Although the musical landscape has changed dramatically over the last decade, hip-hop culture remains just as vibrant and influential as it was then. Having lived in three of the largest cultural hubs across the globe, SixSaidIt offers a refreshing take on the genre. The UK-Nigerian musician hit the scene in 2019 with the debut of her “Buckhead Freestyle,” and since then, things have been taking off.
In 2020, she shared her 7-song project Outside, which garnered praise and acclaim from fans alike. It’s characterized by songs like “Good Witch of the North” and “Spicy,” laying the groundwork for her future endeavors. Since then, Six has amassed a vast fanbase thanks to her ability to draw in listeners with recognizable elements before enticing them with the revelation of various sub-genres to which they had previously been oblivious.

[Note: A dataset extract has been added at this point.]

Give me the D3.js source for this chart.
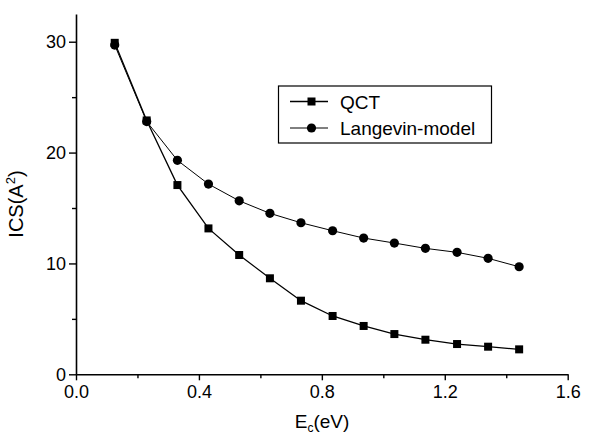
<!DOCTYPE html>
<html>
<head>
<meta charset="utf-8">
<script src="https://cdn.jsdelivr.net/npm/d3@7"></script>
<style>
  html, body { margin: 0; padding: 0; background: #fff; }
  svg { display: block; font-family: "Liberation Sans", Arial, sans-serif; }
</style>
</head>
<body>
<svg id="chart" width="589" height="434"></svg>
<script>
// Collision energy (eV)
const energy = [0.126, 0.230, 0.330, 0.431, 0.531, 0.631, 0.732, 0.835, 0.936, 1.036, 1.137, 1.240, 1.341, 1.442];
// Integral cross sections (A^2)
const qct = [29.9, 22.9, 17.07, 13.16, 10.76, 8.66, 6.64, 5.26, 4.36, 3.63, 3.12, 2.73, 2.49, 2.25];
const langevin = [29.7, 22.8, 19.3, 17.16, 15.65, 14.52, 13.67, 12.95, 12.29, 11.84, 11.36, 11.0, 10.46, 9.70];
const seriesNames = ["QCT", "Langevin-model"];
const xTicks = [0, 0.4, 0.8, 1.2, 1.6];
const xMinor = [0.2, 0.6, 1.0, 1.4];
const yTicks = [0, 10, 20, 30];
const yMinor = [5, 15, 25];

const svg = d3.select("#chart");
const x = d3.scaleLinear().domain([0, 1.6]).range([76, 567.7]);
const y = d3.scaleLinear().domain([0, 32.5]).range([374.3, 14]);

const fontSize = 18;

// minor ticks
svg.append("g").attr("transform", `translate(0,${y(0)})`)
  .call(d3.axisBottom(x).tickValues(xMinor).tickSize(4).tickFormat(""))
  .call(g => g.select(".domain").remove());
svg.append("g").attr("transform", `translate(${x(0)},0)`)
  .call(d3.axisLeft(y).tickValues(yMinor).tickSize(4).tickFormat(""))
  .call(g => g.select(".domain").remove());

// major axes
svg.append("g").attr("transform", `translate(0,${y(0)})`)
  .call(d3.axisBottom(x).tickValues(xTicks).tickSize(6).tickSizeOuter(0).tickPadding(5)
    .tickFormat(d3.format(".1f")));
svg.append("g").attr("transform", `translate(${x(0)},0)`)
  .call(d3.axisLeft(y).tickValues(yTicks).tickSize(7).tickSizeOuter(0).tickPadding(3)
    .tickFormat(d3.format("d")));

svg.selectAll(".domain").attr("stroke", "#000").attr("stroke-width", 1.6);
svg.selectAll(".tick line").attr("stroke", "#000").attr("stroke-width", 1.4);
svg.selectAll(".tick text").attr("fill", "#000").attr("font-size", fontSize)
  .attr("font-family", "Liberation Sans, Arial, sans-serif");

// axis titles
const xt = svg.append("text").attr("x", 322).attr("y", 428)
  .attr("text-anchor", "middle").attr("font-size", 19).attr("fill", "#000");
xt.append("tspan").text("E");
xt.append("tspan").attr("font-size", 12).attr("dy", 4).text("c");
xt.append("tspan").attr("dy", -4).text("(eV)");

const yt = svg.append("text").attr("transform", "translate(23,204) rotate(-90)")
  .attr("text-anchor", "middle").attr("font-size", 20).attr("fill", "#000");
yt.append("tspan").text("ICS(A");
yt.append("tspan").attr("font-size", 13).attr("dy", -8).text("2");
yt.append("tspan").attr("dy", 8).text(")");

// data
const ptsQ = energy.map((e, i) => [e, qct[i]]);
const ptsL = energy.map((e, i) => [e, langevin[i]]);
const line = d3.line().x(d => x(d[0])).y(d => y(d[1]));

svg.append("path").datum(ptsL).attr("d", line)
  .attr("fill", "none").attr("stroke", "#000").attr("stroke-width", 1);
svg.append("path").datum(ptsQ).attr("d", line)
  .attr("fill", "none").attr("stroke", "#000").attr("stroke-width", 1.3);

svg.append("g").selectAll("circle").data(ptsL).join("circle")
  .attr("cx", d => x(d[0])).attr("cy", d => y(d[1])).attr("r", 4.6).attr("fill", "#000");
svg.append("g").selectAll("rect").data(ptsQ).join("rect")
  .attr("x", d => x(d[0]) - 4).attr("y", d => y(d[1]) - 4)
  .attr("width", 8).attr("height", 8).attr("fill", "#000");

// legend
const lg = svg.append("g");
lg.append("rect").attr("x", 278.5).attr("y", 86).attr("width", 213).attr("height", 57)
  .attr("fill", "#fff").attr("stroke", "#000").attr("stroke-width", 1.2);
const rows = [101.5, 128];
rows.forEach((ry, i) => {
  lg.append("line").attr("x1", 290).attr("x2", 328).attr("y1", ry).attr("y2", ry)
    .attr("stroke", "#000").attr("stroke-width", i === 0 ? 1.3 : 1);
  if (i === 0) {
    lg.append("rect").attr("x", 307.5).attr("y", ry - 4).attr("width", 8).attr("height", 8).attr("fill", "#000");
  } else {
    lg.append("circle").attr("cx", 311.5).attr("cy", ry).attr("r", 4.6).attr("fill", "#000");
  }
  lg.append("text").attr("x", 340).attr("y", ry + 7).attr("font-size", 19)
    .attr("fill", "#000").text(seriesNames[i]);
});
</script>
</body>
</html>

Earlier this year, SixSaidIt graced her fanbase with the release of Outside II, a long-awaited follow-up to the project’s first installment. Joined by previously released cuts “Little Bit” and “Lagos is Burning (Mirror Mirror),” the 13-track builds on her growing catalog and laminates her as one of this year’s most exciting acts to keep an eye on. It doesn’t constrain itself to one sound, but rather a multitude that pays homage to her roots and forward-thinking sound. Records like the Afropop-infused “Choosey” and “Sad Girl Music” is just a few of the songs that highlight her phenomenal talent.
On the heels of her sophomore project, SixSaidIt chats with us regarding Outside II, her evolution as a musician, and advice for aspiring artists among other topics. Continue scrolling to read our conversation.
Congrats on the release of Outside II! How do you feel about the reception that it’s been receiving so far?
Thank you so much! I’m just grateful that people are vibing to it and sharing the experience with their friends. I definitely took a lot of risks on this project in order to truly showcase who I am as an artist and I’m just happy that people are excited to know more.
As we learn more about you, it’s clear that you’ve been able to pull from a multitude of sounds and landscapes, whether it be your British-Nigerian background or current residence in Los Angeles. How, if at all, has your experience living in these different areas contributed to the project?
My background and personal experiences are always at the center of my music. It wouldn’t be a Six project if there isn’t some sort of representation of where I’m from and the cultures that I experienced. Throughout the project, especially on songs like “Greasy,” “Choosey,” and “Branama,” I tried to create a fusion of different sounds and references that tell a story of who I am.
Going back to your first full-length project, this release sets itself apart both sonically and lyrically. When reflecting on your evolution as an artist, what are you most proud of about this stage in your career?
I’m really proud of my decision to stick to what I know and finally putting full trust and faith into my artistic ability. The moment I silenced my self-doubt and external opinions on what I should and shouldn’t do next, I was able to create freely and unapologetically.
For the pre-release singles and album art as well, you worked with Poi who we had the pleasure of previously interviewing. What is it about her illustration that you feel was perfect for this particular body of work?
She’s just super dope and unique. I feel like Keely’s interpretation of her subjects, whether it be commission based or personal, is always an amplified version of them but also simultaneously a reflection of their inner personality. I feel like she did a phenomenal job in creating SixSaidIt’s figurine and really portrayed the essence of both my single “Choosey” and album Outside II.
Beyond that, one of my favorite records from the project is “Fraustar,” could you share the origin story behind how it came about?
It was inspired by someone I follow on Instagram. There was a week, it must’ve been someone’s birthday, where I just saw them and their crew spend an insane amount of money in Miami and turned around and continued their lavishly flamboyant lifestyles in Brooklyn unscathed. And since then, there hasn’t been a lapse in their flex. No one knows what they do, but yet in that flamboyance and arrogance, it creates a sense of celebrity, hence the title “FraudSTAR.” If you know scammers, you know that eventually, the jig is up, and what they do is not sustainable, but when you are hardworking, self-made, and unapologetically rich, you can maintain that lifestyle and have fun with it.
You’ve achieved and experienced so much in a short amount of time, and things will only get better from here. What advice would you give people coming into the industry, especially women?
Wow, thank you! Sometimes when you start this journey you never get to slow down and appreciate all of what you’ve accomplished and experienced so far. You become so fixated on what’s next and today’s digital age certainly does not help. With that being said my best advice I can give is 1: Just start. Don’t wait on things to be perfect, don’t wait on some magical stars to align. Put whatever it is out! The people and opportunities will come but withholding the magic you created will only eat you up inside.
2: Ladies, stand your ground. Outside of the music world, we are already being policed about every little thing we do. Don’t let that manipulation infiltrate your art. Be who you want to be. No one else’s opinion matters more than your own
With this project in the rearview, what are you looking forward to next in regard to promoting the project and closing out the year?
I’m honestly hoping to do more shows, hopefully some festivals towards the end of the year and I’d also like to connect with other artists on potential remixes! Most of all though I truly hope to connect more with my supporters in different cities around the world whether it be virtually or in person.